Short exercise: Both the line containing "Emit a component" and the line containing "Chart.register(...registerables);" belong in the copy, as do all lines between them, copied exactly; pictures do not.

Input records:
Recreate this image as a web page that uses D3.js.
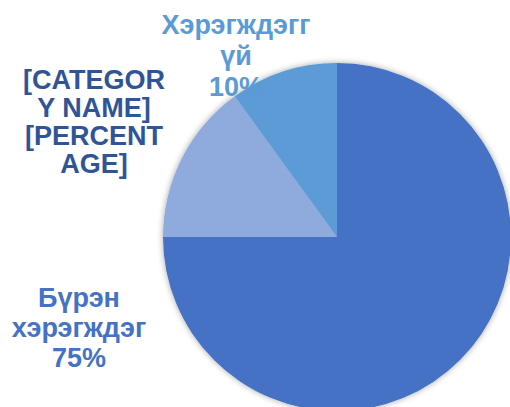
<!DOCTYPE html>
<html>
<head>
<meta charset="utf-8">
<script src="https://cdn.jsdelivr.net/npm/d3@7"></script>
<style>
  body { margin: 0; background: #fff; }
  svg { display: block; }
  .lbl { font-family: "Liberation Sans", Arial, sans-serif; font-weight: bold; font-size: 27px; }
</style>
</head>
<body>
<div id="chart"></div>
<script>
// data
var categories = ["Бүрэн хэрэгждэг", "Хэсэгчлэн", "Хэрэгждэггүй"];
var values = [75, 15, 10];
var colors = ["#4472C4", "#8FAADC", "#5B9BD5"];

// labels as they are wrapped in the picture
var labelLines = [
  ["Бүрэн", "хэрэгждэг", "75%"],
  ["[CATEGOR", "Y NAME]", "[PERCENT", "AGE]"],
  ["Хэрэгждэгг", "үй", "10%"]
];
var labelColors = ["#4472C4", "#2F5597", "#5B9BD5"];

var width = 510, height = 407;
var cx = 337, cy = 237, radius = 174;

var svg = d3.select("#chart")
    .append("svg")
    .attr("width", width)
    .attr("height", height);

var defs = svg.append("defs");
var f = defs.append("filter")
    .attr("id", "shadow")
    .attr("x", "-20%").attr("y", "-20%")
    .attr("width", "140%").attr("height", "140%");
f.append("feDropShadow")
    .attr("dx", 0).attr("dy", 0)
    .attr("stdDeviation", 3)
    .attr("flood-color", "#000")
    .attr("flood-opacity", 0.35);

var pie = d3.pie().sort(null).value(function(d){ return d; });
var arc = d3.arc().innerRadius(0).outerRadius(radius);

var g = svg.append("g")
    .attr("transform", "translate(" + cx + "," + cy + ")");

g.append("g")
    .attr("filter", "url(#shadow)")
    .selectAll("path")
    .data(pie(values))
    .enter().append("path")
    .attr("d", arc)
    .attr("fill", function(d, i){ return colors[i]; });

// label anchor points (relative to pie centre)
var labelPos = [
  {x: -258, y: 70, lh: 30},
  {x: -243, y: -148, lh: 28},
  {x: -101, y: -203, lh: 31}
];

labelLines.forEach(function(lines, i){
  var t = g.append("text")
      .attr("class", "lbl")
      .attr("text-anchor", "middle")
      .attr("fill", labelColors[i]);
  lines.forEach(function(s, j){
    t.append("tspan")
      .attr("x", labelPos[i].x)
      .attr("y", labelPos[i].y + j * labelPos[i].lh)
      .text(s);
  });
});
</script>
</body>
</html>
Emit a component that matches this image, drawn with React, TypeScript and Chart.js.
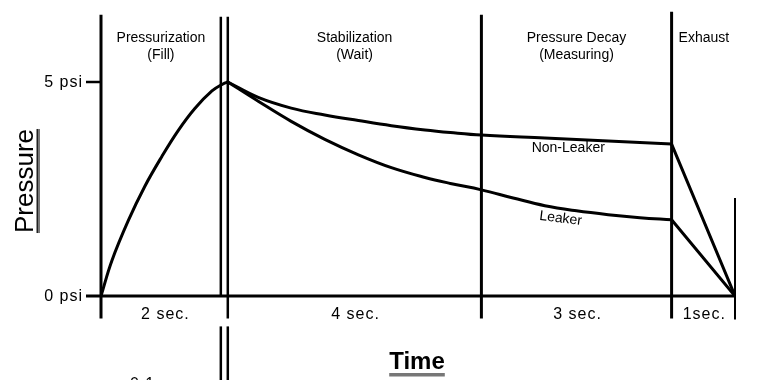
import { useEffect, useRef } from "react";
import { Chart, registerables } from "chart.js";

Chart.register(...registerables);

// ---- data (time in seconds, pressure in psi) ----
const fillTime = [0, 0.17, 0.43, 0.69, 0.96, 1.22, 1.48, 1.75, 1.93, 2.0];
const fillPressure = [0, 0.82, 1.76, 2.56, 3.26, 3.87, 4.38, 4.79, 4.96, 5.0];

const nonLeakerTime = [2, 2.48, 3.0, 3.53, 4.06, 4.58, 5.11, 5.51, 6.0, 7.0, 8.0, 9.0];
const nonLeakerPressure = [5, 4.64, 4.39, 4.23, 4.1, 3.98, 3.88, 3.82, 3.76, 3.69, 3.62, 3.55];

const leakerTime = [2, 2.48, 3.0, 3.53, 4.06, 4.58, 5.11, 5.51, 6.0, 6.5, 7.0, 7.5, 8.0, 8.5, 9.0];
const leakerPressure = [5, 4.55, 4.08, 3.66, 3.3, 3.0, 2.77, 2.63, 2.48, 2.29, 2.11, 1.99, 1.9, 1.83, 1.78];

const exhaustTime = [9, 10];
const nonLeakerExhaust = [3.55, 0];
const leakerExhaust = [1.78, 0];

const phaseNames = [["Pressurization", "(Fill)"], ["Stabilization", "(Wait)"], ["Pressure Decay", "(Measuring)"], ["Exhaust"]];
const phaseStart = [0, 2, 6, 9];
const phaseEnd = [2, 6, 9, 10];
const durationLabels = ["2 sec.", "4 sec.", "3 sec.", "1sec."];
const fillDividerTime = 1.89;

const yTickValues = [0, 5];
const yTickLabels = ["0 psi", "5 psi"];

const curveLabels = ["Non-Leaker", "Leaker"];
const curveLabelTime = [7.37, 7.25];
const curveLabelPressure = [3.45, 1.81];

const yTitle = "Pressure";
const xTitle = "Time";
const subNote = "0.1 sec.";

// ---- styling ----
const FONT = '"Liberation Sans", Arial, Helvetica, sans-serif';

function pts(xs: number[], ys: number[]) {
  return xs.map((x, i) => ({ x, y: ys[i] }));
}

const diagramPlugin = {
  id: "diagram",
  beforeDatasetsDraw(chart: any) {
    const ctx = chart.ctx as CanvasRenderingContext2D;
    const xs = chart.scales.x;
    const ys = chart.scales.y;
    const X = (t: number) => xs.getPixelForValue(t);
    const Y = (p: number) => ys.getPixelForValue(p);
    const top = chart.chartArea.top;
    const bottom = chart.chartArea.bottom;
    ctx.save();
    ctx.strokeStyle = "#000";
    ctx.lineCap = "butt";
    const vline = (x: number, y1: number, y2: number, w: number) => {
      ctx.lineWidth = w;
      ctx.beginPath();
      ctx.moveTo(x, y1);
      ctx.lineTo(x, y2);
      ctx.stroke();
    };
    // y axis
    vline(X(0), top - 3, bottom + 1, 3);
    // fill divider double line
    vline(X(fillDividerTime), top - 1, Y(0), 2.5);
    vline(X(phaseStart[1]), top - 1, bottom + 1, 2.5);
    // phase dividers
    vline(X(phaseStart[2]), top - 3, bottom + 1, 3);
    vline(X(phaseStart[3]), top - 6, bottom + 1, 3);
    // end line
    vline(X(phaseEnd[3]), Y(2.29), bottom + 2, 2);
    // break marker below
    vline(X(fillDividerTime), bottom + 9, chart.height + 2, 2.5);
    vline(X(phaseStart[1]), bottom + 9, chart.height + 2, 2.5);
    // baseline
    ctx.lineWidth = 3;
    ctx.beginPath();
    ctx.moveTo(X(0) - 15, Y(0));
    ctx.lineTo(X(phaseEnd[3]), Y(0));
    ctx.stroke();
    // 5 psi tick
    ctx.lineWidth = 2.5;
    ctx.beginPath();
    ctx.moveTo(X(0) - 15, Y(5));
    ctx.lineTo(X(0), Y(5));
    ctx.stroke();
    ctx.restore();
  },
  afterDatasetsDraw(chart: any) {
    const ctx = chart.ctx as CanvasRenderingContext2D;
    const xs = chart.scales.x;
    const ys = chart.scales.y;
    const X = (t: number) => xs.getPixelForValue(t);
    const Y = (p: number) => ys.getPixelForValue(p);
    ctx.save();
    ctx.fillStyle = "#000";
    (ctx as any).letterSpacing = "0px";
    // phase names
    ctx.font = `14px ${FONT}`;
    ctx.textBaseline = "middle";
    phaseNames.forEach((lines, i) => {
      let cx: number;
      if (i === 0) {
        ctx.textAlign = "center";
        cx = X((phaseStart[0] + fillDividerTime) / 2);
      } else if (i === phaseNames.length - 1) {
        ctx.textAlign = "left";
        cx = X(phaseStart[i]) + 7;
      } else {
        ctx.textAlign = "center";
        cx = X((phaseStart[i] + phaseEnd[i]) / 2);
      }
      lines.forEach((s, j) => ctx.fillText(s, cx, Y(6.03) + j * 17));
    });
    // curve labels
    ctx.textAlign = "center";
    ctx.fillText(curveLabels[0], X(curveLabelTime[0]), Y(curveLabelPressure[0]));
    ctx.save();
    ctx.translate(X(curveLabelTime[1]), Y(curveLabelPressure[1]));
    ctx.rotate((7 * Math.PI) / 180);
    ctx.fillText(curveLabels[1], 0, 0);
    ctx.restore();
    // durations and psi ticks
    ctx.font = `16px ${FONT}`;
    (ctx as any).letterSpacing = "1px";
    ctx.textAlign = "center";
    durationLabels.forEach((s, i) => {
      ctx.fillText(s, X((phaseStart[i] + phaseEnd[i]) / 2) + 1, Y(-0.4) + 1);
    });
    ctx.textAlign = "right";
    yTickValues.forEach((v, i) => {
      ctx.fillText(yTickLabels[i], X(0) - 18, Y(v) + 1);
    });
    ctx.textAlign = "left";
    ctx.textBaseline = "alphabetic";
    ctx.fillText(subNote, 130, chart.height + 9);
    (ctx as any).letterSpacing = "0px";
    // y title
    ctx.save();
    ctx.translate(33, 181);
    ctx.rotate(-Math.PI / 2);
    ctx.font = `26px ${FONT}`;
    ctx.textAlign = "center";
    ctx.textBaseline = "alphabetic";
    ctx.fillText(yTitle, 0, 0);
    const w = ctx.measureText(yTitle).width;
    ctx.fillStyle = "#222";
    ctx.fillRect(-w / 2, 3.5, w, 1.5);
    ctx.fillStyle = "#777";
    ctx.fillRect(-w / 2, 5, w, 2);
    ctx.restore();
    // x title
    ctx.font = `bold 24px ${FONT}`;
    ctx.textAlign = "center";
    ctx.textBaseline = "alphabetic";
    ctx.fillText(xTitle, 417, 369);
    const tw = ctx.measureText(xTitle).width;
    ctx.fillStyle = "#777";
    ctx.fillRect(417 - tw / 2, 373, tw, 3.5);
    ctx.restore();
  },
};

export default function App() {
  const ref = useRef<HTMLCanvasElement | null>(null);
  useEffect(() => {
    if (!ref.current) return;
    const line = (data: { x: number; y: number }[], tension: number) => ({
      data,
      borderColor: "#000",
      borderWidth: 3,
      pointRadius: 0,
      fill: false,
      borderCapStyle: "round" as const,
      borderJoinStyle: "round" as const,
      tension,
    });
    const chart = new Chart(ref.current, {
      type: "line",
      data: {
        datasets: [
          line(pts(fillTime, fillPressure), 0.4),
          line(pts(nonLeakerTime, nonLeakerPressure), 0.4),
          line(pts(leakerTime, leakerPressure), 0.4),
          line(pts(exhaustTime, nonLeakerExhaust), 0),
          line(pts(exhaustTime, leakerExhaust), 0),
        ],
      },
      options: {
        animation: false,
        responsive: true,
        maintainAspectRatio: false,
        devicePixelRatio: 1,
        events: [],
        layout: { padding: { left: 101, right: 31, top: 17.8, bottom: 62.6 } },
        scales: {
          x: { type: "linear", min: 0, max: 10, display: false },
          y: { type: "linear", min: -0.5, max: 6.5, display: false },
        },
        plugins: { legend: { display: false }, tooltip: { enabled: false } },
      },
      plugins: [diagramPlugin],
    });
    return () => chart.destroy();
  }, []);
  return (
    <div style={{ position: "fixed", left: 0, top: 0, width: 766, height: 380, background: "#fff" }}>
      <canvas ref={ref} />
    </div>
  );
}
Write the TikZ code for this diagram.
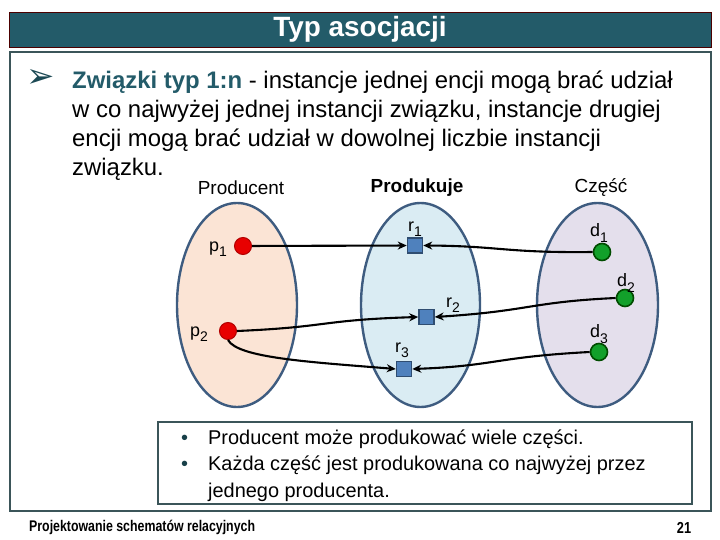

Task output:
Emit a component that matches this image, drawn with React, TypeScript and Chart.js.
import { useEffect, useRef } from "react";
import { Chart, registerables } from "chart.js";

Chart.register(...registerables);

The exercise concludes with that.